THE PROBLEM ▸ Show each line of the data below that has the string "chart" in it.

AVAILABLE DATA ▸
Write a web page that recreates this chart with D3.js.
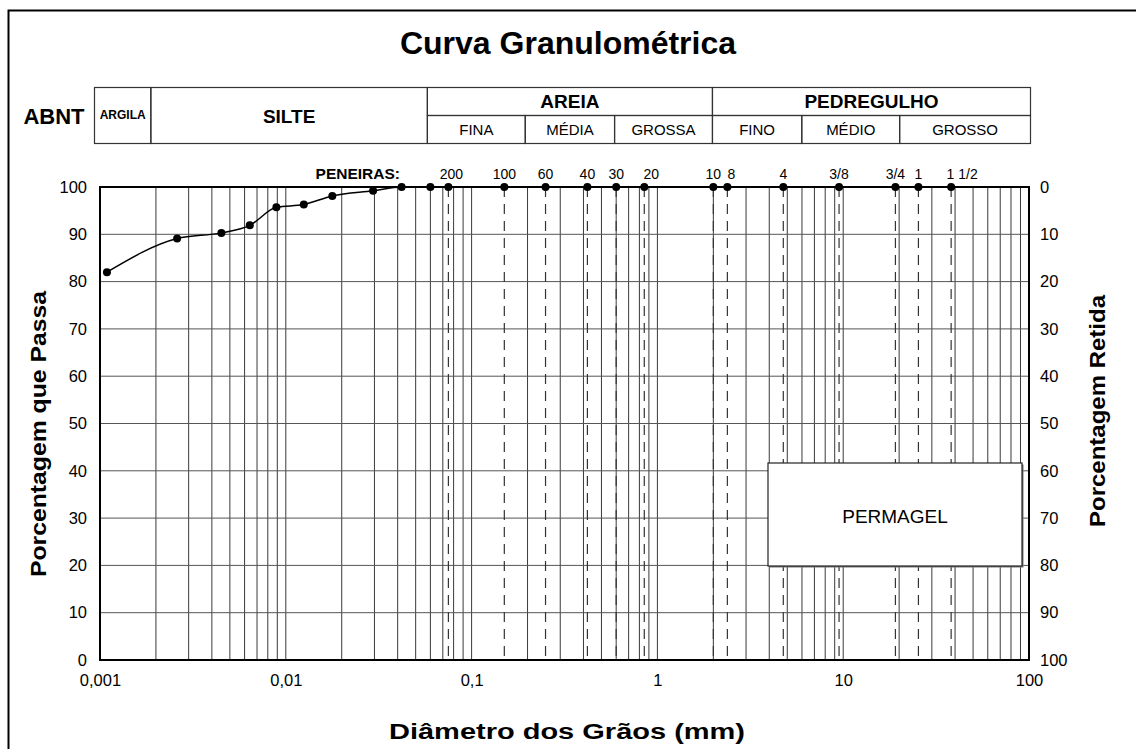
<!DOCTYPE html>
<html>
<head>
<meta charset="utf-8">
<script src="https://cdn.jsdelivr.net/npm/d3@7"></script>
<style>
  body { margin: 0; background: #fff; }
  text { font-family: "Liberation Sans", Arial, sans-serif; fill: #000; }
</style>
</head>
<body>
<div id="chart"></div>
<script>
// grain size curve (diameter mm, % passing)
var diametros = [0.00109, 0.0026, 0.0045, 0.0064, 0.0089, 0.0125, 0.0178, 0.0295, 0.042, 0.06,
                 0.075, 0.15, 0.25, 0.42, 0.6, 0.85, 2.0, 2.38, 4.76, 9.5, 19.1, 25.4, 38.1];
var passa = [82, 89.1, 90.3, 91.9, 95.7, 96.3, 98.1, 99.2, 100, 100,
             100, 100, 100, 100, 100, 100, 100, 100, 100, 100, 100, 100, 100];

// sieves
var peneiras = ["200", "100", "60", "40", "30", "20", "10", "8", "4", "3/8", "3/4", "1", "1 1/2"];
var aberturas = [0.075, 0.15, 0.25, 0.42, 0.6, 0.85, 2.0, 2.38, 4.76, 9.5, 19.1, 25.4, 38.1];

// ABNT classification bands
var faixasTopo = [
  { nome: "ARGILA", de: 0.001, ate: 0.002 },
  { nome: "SILTE", de: 0.002, ate: 0.06 },
  { nome: "AREIA", de: 0.06, ate: 2 },
  { nome: "PEDREGULHO", de: 2, ate: 100 }
];
var faixasBaixo = [
  { nome: "FINA", de: 0.06, ate: 0.2 },
  { nome: "MÉDIA", de: 0.2, ate: 0.6 },
  { nome: "GROSSA", de: 0.6, ate: 2 },
  { nome: "FINO", de: 2, ate: 6 },
  { nome: "MÉDIO", de: 6, ate: 20 },
  { nome: "GROSSO", de: 20, ate: 100 }
];

var xTicks = [0.001, 0.01, 0.1, 1, 10, 100];
var xTickLabels = ["0,001", "0,01", "0,1", "1", "10", "100"];
var yTicks = [0, 10, 20, 30, 40, 50, 60, 70, 80, 90, 100];

var w = 1136;
var h = 749;
var pLeft = 100, pRight = 1029, pTop = 187, pBottom = 660;

var svg = d3.select("#chart")
            .append("svg")
            .attr("width", w)
            .attr("height", h);

var xScale = d3.scaleLog().domain([0.001, 100]).range([pLeft, pRight]);
var yScale = d3.scaleLinear().domain([0, 100]).range([pBottom, pTop]);
var yRetida = d3.scaleLinear().domain([100, 0]).range([pBottom, pTop]);
var xTabela = d3.scaleLog().domain([0.001, 100]).range([94.5, 1030.5]);

// outer frame (open to the right and bottom)
svg.append("path")
   .attr("d", "M1140,10.5H8.5V760")
   .attr("fill", "none")
   .attr("stroke", "#000")
   .attr("stroke-width", 2);

svg.append("text")
   .attr("x", 568).attr("y", 54)
   .attr("text-anchor", "middle")
   .style("font-size", "32px").style("font-weight", "bold")
   .text("Curva Granulométrica");

// ---- classification table
var tTop = 87.5, tMid = 115.5, tBot = 143.5;
var tab = svg.append("g").attr("fill", "none").attr("stroke", "#333").attr("stroke-width", 1.2);

tab.selectAll("rect.topo")
   .data(faixasTopo)
   .enter()
   .append("rect")
   .attr("x", function(d) { return xTabela(d.de); })
   .attr("y", tTop)
   .attr("width", function(d) { return xTabela(d.ate) - xTabela(d.de); })
   .attr("height", function(d) { return d.de >= 0.06 ? tMid - tTop : tBot - tTop; });

tab.selectAll("rect.baixo")
   .data(faixasBaixo)
   .enter()
   .append("rect")
   .attr("x", function(d) { return xTabela(d.de); })
   .attr("y", tMid)
   .attr("width", function(d) { return xTabela(d.ate) - xTabela(d.de); })
   .attr("height", tBot - tMid);

svg.append("text")
   .attr("x", 54).attr("y", 124)
   .attr("text-anchor", "middle")
   .style("font-size", "22px").style("font-weight", "bold")
   .text("ABNT");

svg.selectAll("text.topo")
   .data(faixasTopo)
   .enter()
   .append("text")
   .attr("x", function(d) { return (xTabela(d.de) + xTabela(d.ate)) / 2; })
   .attr("y", function(d) { return d.de >= 0.06 ? 108 : (d.nome == "ARGILA" ? 119 : 123); })
   .attr("text-anchor", "middle")
   .style("font-size", function(d) { return d.nome == "ARGILA" ? "12px" : "19px"; })
   .style("font-weight", "bold")
   .text(function(d) { return d.nome; });

svg.selectAll("text.baixo")
   .data(faixasBaixo)
   .enter()
   .append("text")
   .attr("x", function(d) { return (xTabela(d.de) + xTabela(d.ate)) / 2; })
   .attr("y", 135)
   .attr("text-anchor", "middle")
   .style("font-size", "15px")
   .text(function(d) { return d.nome; });

// ---- grid
var grade = svg.append("g");
var menores = [];
for (var e = -3; e < 2; e++) {
  for (var k = 1; k <= 9; k++) {
    if (e == -3 && k == 1) continue;
    menores.push(k * Math.pow(10, e));
  }
}
grade.selectAll("line.v")
     .data(menores)
     .enter()
     .append("line")
     .attr("x1", function(d) { return xScale(d); })
     .attr("x2", function(d) { return xScale(d); })
     .attr("y1", pTop).attr("y2", pBottom)
     .attr("stroke", "#3a3a3a")
     .attr("stroke-width", 1);

grade.selectAll("line.h")
     .data(yTicks)
     .enter()
     .append("line")
     .attr("x1", pLeft).attr("x2", pRight)
     .attr("y1", function(d) { return yScale(d); })
     .attr("y2", function(d) { return yScale(d); })
     .attr("stroke", "#555")
     .attr("stroke-width", 1);

// sieve dashed lines
grade.selectAll("line.peneira")
     .data(aberturas)
     .enter()
     .append("line")
     .attr("x1", function(d) { return xScale(d); })
     .attr("x2", function(d) { return xScale(d); })
     .attr("y1", pTop).attr("y2", pBottom)
     .attr("stroke", "#333")
     .attr("stroke-width", 1.2)
     .attr("stroke-dasharray", "10,7");

// permagel box
svg.append("rect")
   .attr("x", 769.5).attr("y", 464.5)
   .attr("width", 254).attr("height", 103)
   .attr("fill", "#777");
svg.append("rect")
   .attr("x", 768).attr("y", 463)
   .attr("width", 254).attr("height", 103)
   .attr("fill", "#fff")
   .attr("stroke", "#222")
   .attr("stroke-width", 1.2);
svg.append("text")
   .attr("x", 895).attr("y", 523)
   .attr("text-anchor", "middle")
   .style("font-size", "19px")
   .text("PERMAGEL");

// plot border
svg.append("rect")
   .attr("x", pLeft).attr("y", pTop)
   .attr("width", pRight - pLeft).attr("height", pBottom - pTop)
   .attr("fill", "none")
   .attr("stroke", "#000")
   .attr("stroke-width", 2);

// ---- axes
var eixoY = svg.append("g")
   .attr("transform", "translate(" + (pLeft - 13) + ",0)")
   .call(d3.axisLeft(yScale).tickValues(yTicks).tickSize(0).tickPadding(0));
var eixoY2 = svg.append("g")
   .attr("transform", "translate(" + (pRight + 11) + ",0)")
   .call(d3.axisRight(yRetida).tickValues(yTicks).tickSize(0).tickPadding(0));
var eixoX = svg.append("g")
   .attr("transform", "translate(0," + (pBottom + 14) + ")")
   .call(d3.axisBottom(xScale).tickValues(xTicks).tickSize(0).tickPadding(0)
           .tickFormat(function(d, i) { return xTickLabels[i]; }));
[eixoY, eixoY2, eixoX].forEach(function(g) {
  g.select(".domain").remove();
  g.selectAll("text").style("font-size", "16.5px").attr("fill", "#000")
   .style("font-family", "'Liberation Sans', Arial, sans-serif");
});

svg.append("text")
   .attr("transform", "translate(46,434) rotate(-90)")
   .attr("text-anchor", "middle")
   .attr("textLength", 286).attr("lengthAdjust", "spacingAndGlyphs")
   .style("font-size", "22px").style("font-weight", "bold")
   .text("Porcentagem que Passa");
svg.append("text")
   .attr("transform", "translate(1105,411) rotate(-90)")
   .attr("text-anchor", "middle")
   .attr("textLength", 232).attr("lengthAdjust", "spacingAndGlyphs")
   .style("font-size", "22px").style("font-weight", "bold")
   .text("Porcentagem Retida");
svg.append("text")
   .attr("x", 567).attr("y", 739)
   .attr("text-anchor", "middle")
   .attr("textLength", 356).attr("lengthAdjust", "spacingAndGlyphs")
   .style("font-size", "22px").style("font-weight", "bold")
   .text("Diâmetro dos Grãos (mm)");

// ---- sieve labels
svg.append("text")
   .attr("x", 400).attr("y", 179)
   .attr("text-anchor", "end")
   .style("font-size", "15.5px").style("font-weight", "bold")
   .text("PENEIRAS:");
var ajuste = { "20": 7, "8": 4, "1 1/2": 11, "200": 3 };
svg.selectAll("text.peneira")
   .data(peneiras)
   .enter()
   .append("text")
   .attr("x", function(d, i) { return xScale(aberturas[i]) + (ajuste[d] || 0); })
   .attr("y", 179)
   .attr("text-anchor", "middle")
   .style("font-size", "14px")
   .text(function(d) { return d; });

// ---- curve
var linha = d3.line()
              .x(function(d) { return xScale(d[0]); })
              .y(function(d) { return yScale(d[1]); })
              .curve(d3.curveMonotoneX);
var pontos = diametros.map(function(d, i) { return [d, passa[i]]; });

svg.append("path")
   .datum(pontos)
   .attr("d", linha)
   .attr("fill", "none")
   .attr("stroke", "#000")
   .attr("stroke-width", 1.5);

svg.selectAll("circle")
   .data(pontos)
   .enter()
   .append("circle")
   .attr("cx", function(d) { return xScale(d[0]); })
   .attr("cy", function(d) { return yScale(d[1]); })
   .attr("r", 4)
   .attr("fill", "#000");
</script>
</body>
</html>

REPLY TO THE TASK ▸
Write a web page that recreates this chart with D3.js.
<div id="chart"></div>
var svg = d3.select("#chart")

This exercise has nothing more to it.